Here is an example of something I used to like to do with plyr. Don’t laugh!

Assume we have a number of text files, all in the same format, that we need to read and combine. This arises naturally if you run some kind of analysis where the dataset gets split into chunks, like in genetics, where chunks might be chromosomes.

## Generate vector of file names
files <- paste("data/chromosome", 1:20, ".txt", sep = "")

library(plyr)
library(readr)
genome <- ldply(files, read_tsv)

This gives us one big data frame, containing the rows from all those files.

If we want to move on from plyr, what are our options?

We can go old school with base R functions lapply and Reduce.

library(readr)

chromosomes <- lapply(files, read_tsv)
genome <- Reduce(rbind, chromosomes)

Here, we first let lapply read each file and store it in a list. Then we let Reduce fold the list with rbind, which binds the data frames in the list together, one below the other.

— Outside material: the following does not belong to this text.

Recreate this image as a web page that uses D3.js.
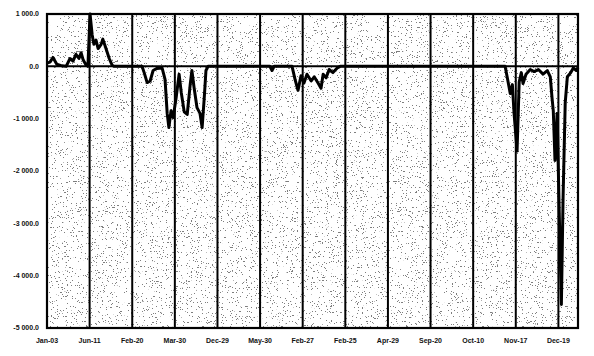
<!DOCTYPE html>
<meta charset="utf-8">
<style>
body{
  margin: 0;
  background: white;
  font-family: "Liberation Sans", Arial, sans-serif;
}
svg text{
  font-weight: bold;
  font-size: 7px;
  fill: #111;
}
</style>
<div id='chart'></div>
<script src="https://cdn.jsdelivr.net/npm/d3@7"></script>
<script>
// x labels, one per vertical grid line (time in grid units)
var xLabels = ['Jan-03', 'Jun-11', 'Feb-20', 'Mar-30', 'Dec-29', 'May-30', 'Feb-27',
               'Feb-25', 'Apr-29', 'Sep-20', 'Oct-10', 'Nov-17', 'Dec-19']
var yTicks = [1000, 0, -1000, -2000, -3000, -4000, -5000]

// series: t = position in grid units, v = value
var t = [0, 0.07, 0.14, 0.23, 0.35, 0.45, 0.54, 0.61, 0.68, 0.75, 0.80, 0.85, 0.92, 0.96,
  1.01, 1.06, 1.10, 1.15, 1.20, 1.27, 1.31, 1.38, 1.46, 1.53, 1.57,
  2.23, 2.28, 2.35, 2.42, 2.49, 2.58, 2.70, 2.77, 2.82, 2.86, 2.91, 2.96, 3.03, 3.10,
  3.15, 3.22, 3.29, 3.36, 3.40, 3.45, 3.52, 3.59, 3.64, 3.69, 3.73, 3.78,
  5.23, 5.28, 5.33,
  5.75, 5.82, 5.89, 5.96, 6.03, 6.10, 6.20, 6.27, 6.36, 6.43, 6.48, 6.55, 6.62, 6.71, 6.81, 6.88,
  10.75, 10.82, 10.87, 10.92, 10.96, 11.03, 11.08, 11.13, 11.17, 11.24, 11.34, 11.43, 11.53,
  11.64, 11.74, 11.81, 11.85, 11.88, 11.92, 11.97, 12.02, 12.07, 12.11, 12.16, 12.21, 12.28,
  12.35, 12.42, 12.46]
var v = [60, 80, 170, 40, 10, 0, 150, 100, 230, 150, 260, 120, 20, 0,
  1000, 600, 420, 500, 340, 420, 520, 350, 150, 20, 0,
  0, -120, -310, -280, -80, -40, -30, -250, -900, -1170, -850, -980, -600, -150,
  -500, -870, -920, -350, -80, -400, -790, -900, -1170, -600, -80, 0,
  0, -80, 0,
  0, -250, -460, -180, -320, -150, -280, -200, -320, -420, -150, -220, -60, -120, -30, 0,
  0, -300, -520, -350, -900, -1620, -300, -120, -330, -150, -60, -100, -60,
  -150, -80, -200, -600, -850, -1800, -900, -2800, -4550, -2500, -700, -200, -130,
  -30, -80, -20]

var width = 594, height = 356
var margin = {top: 14, right: 16, bottom: 28, left: 47}

var svg = d3.select('#chart').append('svg')
    .attr('width', width)
    .attr('height', height)

var x = d3.scaleLinear().domain([0, 12.46]).range([margin.left, width - margin.right])
var y = d3.scaleLinear().domain([-5000, 1000]).range([height - margin.bottom, margin.top])

var loc = d3.formatLocale({decimal: '.', thousands: ' ', grouping: [3], currency: ['', ''], minus: '-'})
var fmt = loc.format(',.1f')

// scan speckle, kept sparse
var defs = svg.append('defs')
var f = defs.append('filter').attr('id', 'speckle')
    .attr('x', 0).attr('y', 0).attr('width', 1).attr('height', 1)
f.append('feTurbulence').attr('type', 'fractalNoise')
    .attr('baseFrequency', 0.8).attr('numOctaves', 2).attr('seed', 7)
f.append('feColorMatrix').attr('type', 'matrix')
    .attr('values', '0 0 0 0 0  0 0 0 0 0  0 0 0 0 0  -50 0 0 0 16.5')
f.append('feComposite').attr('in2', 'SourceGraphic').attr('operator', 'in')

svg.append('rect')
    .attr('x', x(0)).attr('y', y(1000))
    .attr('width', x(12.46) - x(0)).attr('height', y(-5000) - y(1000))
    .attr('fill', 'black')
    .attr('filter', 'url(#speckle)')
    .attr('opacity', 0.5)

// vertical grid lines
svg.append('g').selectAll('line')
  .data(d3.range(1, xLabels.length))
  .join('line')
    .attr('x1', d => x(d)).attr('x2', d => x(d))
    .attr('y1', y(1000)).attr('y2', y(-5000))
    .attr('stroke', '#000').attr('stroke-width', 2)

// zero line
svg.append('line')
    .attr('x1', x(0)).attr('x2', x(12.46))
    .attr('y1', y(0)).attr('y2', y(0))
    .attr('stroke', '#000').attr('stroke-width', 2)

// series
var pts = t.map((d, i) => [d, v[i]])
svg.append('path')
    .datum(pts)
    .attr('fill', 'none')
    .attr('stroke', '#000')
    .attr('stroke-width', 3)
    .attr('stroke-linejoin', 'round')
    .attr('d', d3.line().x(d => x(d[0])).y(d => y(d[1])))

// frame
svg.append('rect')
    .attr('x', x(0)).attr('y', y(1000))
    .attr('width', x(12.46) - x(0)).attr('height', y(-5000) - y(1000))
    .attr('fill', 'none').attr('stroke', '#000').attr('stroke-width', 2.2)

// y labels
svg.append('g').selectAll('text')
  .data(yTicks)
  .join('text')
    .attr('x', 39)
    .attr('y', d => y(d))
    .attr('dy', '0.35em')
    .attr('text-anchor', 'end')
    .text(d => fmt(d))

// x labels
svg.append('g').selectAll('text')
  .data(xLabels)
  .join('text')
    .attr('x', (d, i) => x(i))
    .attr('y', 343)
    .attr('text-anchor', 'middle')
    .text(d => d)
</script>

If that didn’t make sense, here it is again: lapply maps a function to each element of a vector or list, collecting the results in a list. Reduce folds the elements in a list together, using a function that takes in two arguments. The first argument will be the results it’s accumulated so far, and the second argument will be the next element of the list.

In the end, this leaves us, as with ldply, with one big data frame.

We can also use purrr‘s map_dfr. This seems to be the contemporary most elegant solution:

library(purrr)
library(readr)

genome <- map_dfr(files, read_tsv)

map_dfr, like good old ldply will map over a vector or list, and collect resulting data frames. The ”r” in the name means adding the next data frame as rows. There is also a ”c” version (map_dfc) for adding as columns.